<<<<
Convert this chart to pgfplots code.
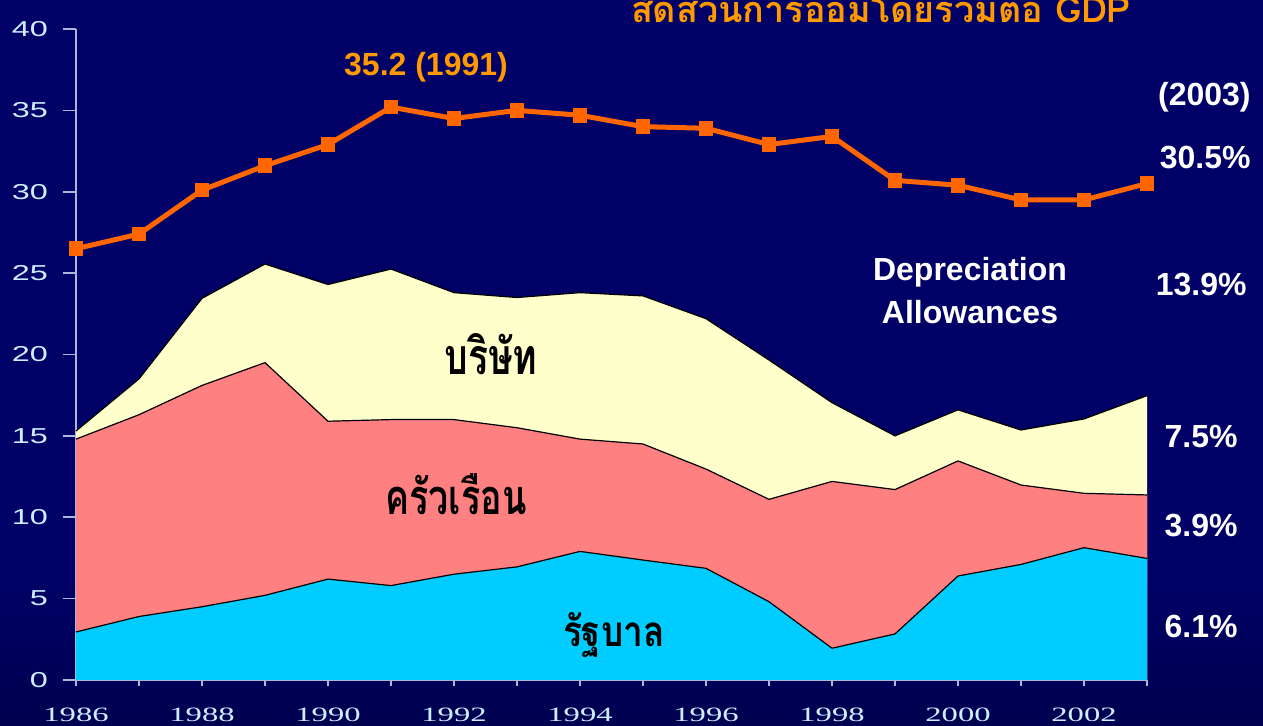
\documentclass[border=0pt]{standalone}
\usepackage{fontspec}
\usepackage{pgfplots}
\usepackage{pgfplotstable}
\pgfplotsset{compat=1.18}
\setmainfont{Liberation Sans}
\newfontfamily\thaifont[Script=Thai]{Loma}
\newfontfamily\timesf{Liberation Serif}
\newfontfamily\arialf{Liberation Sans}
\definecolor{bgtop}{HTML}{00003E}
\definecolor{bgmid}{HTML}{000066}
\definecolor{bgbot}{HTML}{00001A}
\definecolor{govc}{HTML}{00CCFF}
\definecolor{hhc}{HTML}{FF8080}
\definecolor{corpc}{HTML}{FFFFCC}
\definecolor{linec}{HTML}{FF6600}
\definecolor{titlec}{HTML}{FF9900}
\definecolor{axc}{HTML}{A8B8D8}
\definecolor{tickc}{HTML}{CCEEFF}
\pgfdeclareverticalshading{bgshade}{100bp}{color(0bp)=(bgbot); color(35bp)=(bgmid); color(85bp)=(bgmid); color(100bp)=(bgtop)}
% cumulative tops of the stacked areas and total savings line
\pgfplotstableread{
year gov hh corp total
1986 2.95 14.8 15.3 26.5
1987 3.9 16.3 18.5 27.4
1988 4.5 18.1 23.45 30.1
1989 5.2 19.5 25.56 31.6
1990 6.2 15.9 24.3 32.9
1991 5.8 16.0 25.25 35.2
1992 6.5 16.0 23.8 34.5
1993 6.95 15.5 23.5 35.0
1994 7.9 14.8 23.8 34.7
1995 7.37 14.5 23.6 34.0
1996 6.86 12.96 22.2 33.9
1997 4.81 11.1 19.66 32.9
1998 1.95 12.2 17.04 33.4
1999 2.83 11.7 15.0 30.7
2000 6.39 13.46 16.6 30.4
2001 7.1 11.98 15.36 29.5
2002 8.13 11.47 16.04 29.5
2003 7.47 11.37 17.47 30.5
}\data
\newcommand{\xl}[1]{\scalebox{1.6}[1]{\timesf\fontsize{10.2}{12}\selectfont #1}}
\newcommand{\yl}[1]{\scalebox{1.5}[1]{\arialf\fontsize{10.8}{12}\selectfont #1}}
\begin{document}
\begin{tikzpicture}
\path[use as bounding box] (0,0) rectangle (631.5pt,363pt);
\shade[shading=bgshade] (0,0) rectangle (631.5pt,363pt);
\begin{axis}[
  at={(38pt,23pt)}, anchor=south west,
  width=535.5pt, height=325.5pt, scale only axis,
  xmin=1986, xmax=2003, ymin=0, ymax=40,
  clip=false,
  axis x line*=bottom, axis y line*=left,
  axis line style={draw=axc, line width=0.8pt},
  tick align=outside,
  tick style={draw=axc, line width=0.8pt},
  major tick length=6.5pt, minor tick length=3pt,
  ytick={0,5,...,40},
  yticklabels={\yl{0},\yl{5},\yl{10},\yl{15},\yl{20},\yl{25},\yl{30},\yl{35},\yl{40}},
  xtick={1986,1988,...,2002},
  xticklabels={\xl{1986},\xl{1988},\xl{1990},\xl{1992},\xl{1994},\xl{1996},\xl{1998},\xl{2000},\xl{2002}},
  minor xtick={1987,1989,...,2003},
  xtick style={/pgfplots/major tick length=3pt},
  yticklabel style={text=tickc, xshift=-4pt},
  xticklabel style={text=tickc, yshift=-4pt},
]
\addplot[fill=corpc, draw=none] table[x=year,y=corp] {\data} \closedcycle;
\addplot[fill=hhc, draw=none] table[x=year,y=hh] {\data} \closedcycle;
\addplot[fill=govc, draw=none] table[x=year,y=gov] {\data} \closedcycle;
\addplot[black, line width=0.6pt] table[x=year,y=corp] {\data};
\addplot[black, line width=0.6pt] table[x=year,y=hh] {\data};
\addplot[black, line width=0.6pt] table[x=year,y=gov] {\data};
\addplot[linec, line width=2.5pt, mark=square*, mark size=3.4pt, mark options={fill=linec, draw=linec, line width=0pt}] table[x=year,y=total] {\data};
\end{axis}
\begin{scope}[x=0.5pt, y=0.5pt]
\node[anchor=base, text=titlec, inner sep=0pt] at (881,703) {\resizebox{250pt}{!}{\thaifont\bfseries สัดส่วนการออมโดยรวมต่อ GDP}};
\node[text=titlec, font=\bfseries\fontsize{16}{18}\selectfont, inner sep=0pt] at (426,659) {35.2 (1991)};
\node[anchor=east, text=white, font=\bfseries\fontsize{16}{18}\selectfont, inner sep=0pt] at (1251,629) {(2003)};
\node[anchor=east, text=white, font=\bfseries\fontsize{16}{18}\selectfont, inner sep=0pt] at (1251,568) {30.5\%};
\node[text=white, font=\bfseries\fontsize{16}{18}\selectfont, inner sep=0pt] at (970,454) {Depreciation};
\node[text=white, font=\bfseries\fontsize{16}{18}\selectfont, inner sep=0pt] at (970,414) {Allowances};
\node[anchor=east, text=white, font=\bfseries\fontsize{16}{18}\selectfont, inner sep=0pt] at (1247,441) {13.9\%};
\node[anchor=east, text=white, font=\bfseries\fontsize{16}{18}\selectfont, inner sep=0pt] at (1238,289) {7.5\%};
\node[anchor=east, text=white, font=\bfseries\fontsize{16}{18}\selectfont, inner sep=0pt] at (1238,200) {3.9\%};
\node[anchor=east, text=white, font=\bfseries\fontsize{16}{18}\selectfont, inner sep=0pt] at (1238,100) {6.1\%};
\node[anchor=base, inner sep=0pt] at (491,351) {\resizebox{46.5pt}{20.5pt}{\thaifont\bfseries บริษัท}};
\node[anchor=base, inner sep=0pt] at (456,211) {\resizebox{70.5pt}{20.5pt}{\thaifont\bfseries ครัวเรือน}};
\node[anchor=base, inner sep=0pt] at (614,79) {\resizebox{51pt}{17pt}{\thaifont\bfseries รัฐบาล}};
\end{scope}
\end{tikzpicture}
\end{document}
>>>>
Copy the listing exactly. Any image in it stays out of the copy.

◆ Worked solution ◆
Convert this chart to pgfplots code.
\documentclass[border=0pt]{standalone}
\usepackage{fontspec}
\usepackage{pgfplots}
\usepackage{pgfplotstable}
\pgfplotsset{compat=1.18}
\setmainfont{Liberation Sans}
\newfontfamily\thaifont[Script=Thai]{Loma}
\newfontfamily\timesf{Liberation Serif}
\newfontfamily\arialf{Liberation Sans}
\definecolor{bgtop}{HTML}{00003E}
\definecolor{bgmid}{HTML}{000066}
\definecolor{bgbot}{HTML}{00001A}
\definecolor{govc}{HTML}{00CCFF}
\definecolor{hhc}{HTML}{FF8080}
\definecolor{corpc}{HTML}{FFFFCC}
\definecolor{linec}{HTML}{FF6600}
\definecolor{titlec}{HTML}{FF9900}
\definecolor{axc}{HTML}{A8B8D8}
\definecolor{tickc}{HTML}{CCEEFF}
\pgfdeclareverticalshading{bgshade}{100bp}{color(0bp)=(bgbot); color(35bp)=(bgmid); color(85bp)=(bgmid); color(100bp)=(bgtop)}
% cumulative tops of the stacked areas and total savings line
\pgfplotstableread{
year gov hh corp total
1986 2.95 14.8 15.3 26.5
1987 3.9 16.3 18.5 27.4
1988 4.5 18.1 23.45 30.1
1989 5.2 19.5 25.56 31.6
1990 6.2 15.9 24.3 32.9
1991 5.8 16.0 25.25 35.2
1992 6.5 16.0 23.8 34.5
1993 6.95 15.5 23.5 35.0
1994 7.9 14.8 23.8 34.7
1995 7.37 14.5 23.6 34.0
1996 6.86 12.96 22.2 33.9
1997 4.81 11.1 19.66 32.9
1998 1.95 12.2 17.04 33.4
1999 2.83 11.7 15.0 30.7
2000 6.39 13.46 16.6 30.4
2001 7.1 11.98 15.36 29.5
2002 8.13 11.47 16.04 29.5
2003 7.47 11.37 17.47 30.5
}\data
\newcommand{\xl}[1]{\scalebox{1.6}[1]{\timesf\fontsize{10.2}{12}\selectfont #1}}
\newcommand{\yl}[1]{\scalebox{1.5}[1]{\arialf\fontsize{10.8}{12}\selectfont #1}}
\begin{document}
\begin{tikzpicture}
\path[use as bounding box] (0,0) rectangle (631.5pt,363pt);
\shade[shading=bgshade] (0,0) rectangle (631.5pt,363pt);
\begin{axis}[
  at={(38pt,23pt)}, anchor=south west,
  width=535.5pt, height=325.5pt, scale only axis,
  xmin=1986, xmax=2003, ymin=0, ymax=40,
  clip=false,
  axis x line*=bottom, axis y line*=left,
  axis line style={draw=axc, line width=0.8pt},
  tick align=outside,
  tick style={draw=axc, line width=0.8pt},
  major tick length=6.5pt, minor tick length=3pt,
  ytick={0,5,...,40},
  yticklabels={\yl{0},\yl{5},\yl{10},\yl{15},\yl{20},\yl{25},\yl{30},\yl{35},\yl{40}},
  xtick={1986,1988,...,2002},
  xticklabels={\xl{1986},\xl{1988},\xl{1990},\xl{1992},\xl{1994},\xl{1996},\xl{1998},\xl{2000},\xl{2002}},
  minor xtick={1987,1989,...,2003},
  xtick style={/pgfplots/major tick length=3pt},
  yticklabel style={text=tickc, xshift=-4pt},
  xticklabel style={text=tickc, yshift=-4pt},
]
\addplot[fill=corpc, draw=none] table[x=year,y=corp] {\data} \closedcycle;
\addplot[fill=hhc, draw=none] table[x=year,y=hh] {\data} \closedcycle;
\addplot[fill=govc, draw=none] table[x=year,y=gov] {\data} \closedcycle;
\addplot[black, line width=0.6pt] table[x=year,y=corp] {\data};
\addplot[black, line width=0.6pt] table[x=year,y=hh] {\data};
\addplot[black, line width=0.6pt] table[x=year,y=gov] {\data};
\addplot[linec, line width=2.5pt, mark=square*, mark size=3.4pt, mark options={fill=linec, draw=linec, line width=0pt}] table[x=year,y=total] {\data};
\end{axis}
\begin{scope}[x=0.5pt, y=0.5pt]
\node[anchor=base, text=titlec, inner sep=0pt] at (881,703) {\resizebox{250pt}{!}{\thaifont\bfseries สัดส่วนการออมโดยรวมต่อ GDP}};
\node[text=titlec, font=\bfseries\fontsize{16}{18}\selectfont, inner sep=0pt] at (426,659) {35.2 (1991)};
\node[anchor=east, text=white, font=\bfseries\fontsize{16}{18}\selectfont, inner sep=0pt] at (1251,629) {(2003)};
\node[anchor=east, text=white, font=\bfseries\fontsize{16}{18}\selectfont, inner sep=0pt] at (1251,568) {30.5\%};
\node[text=white, font=\bfseries\fontsize{16}{18}\selectfont, inner sep=0pt] at (970,454) {Depreciation};
\node[text=white, font=\bfseries\fontsize{16}{18}\selectfont, inner sep=0pt] at (970,414) {Allowances};
\node[anchor=east, text=white, font=\bfseries\fontsize{16}{18}\selectfont, inner sep=0pt] at (1247,441) {13.9\%};
\node[anchor=east, text=white, font=\bfseries\fontsize{16}{18}\selectfont, inner sep=0pt] at (1238,289) {7.5\%};
\node[anchor=east, text=white, font=\bfseries\fontsize{16}{18}\selectfont, inner sep=0pt] at (1238,200) {3.9\%};
\node[anchor=east, text=white, font=\bfseries\fontsize{16}{18}\selectfont, inner sep=0pt] at (1238,100) {6.1\%};
\node[anchor=base, inner sep=0pt] at (491,351) {\resizebox{46.5pt}{20.5pt}{\thaifont\bfseries บริษัท}};
\node[anchor=base, inner sep=0pt] at (456,211) {\resizebox{70.5pt}{20.5pt}{\thaifont\bfseries ครัวเรือน}};
\node[anchor=base, inner sep=0pt] at (614,79) {\resizebox{51pt}{17pt}{\thaifont\bfseries รัฐบาล}};
\end{scope}
\end{tikzpicture}
\end{document}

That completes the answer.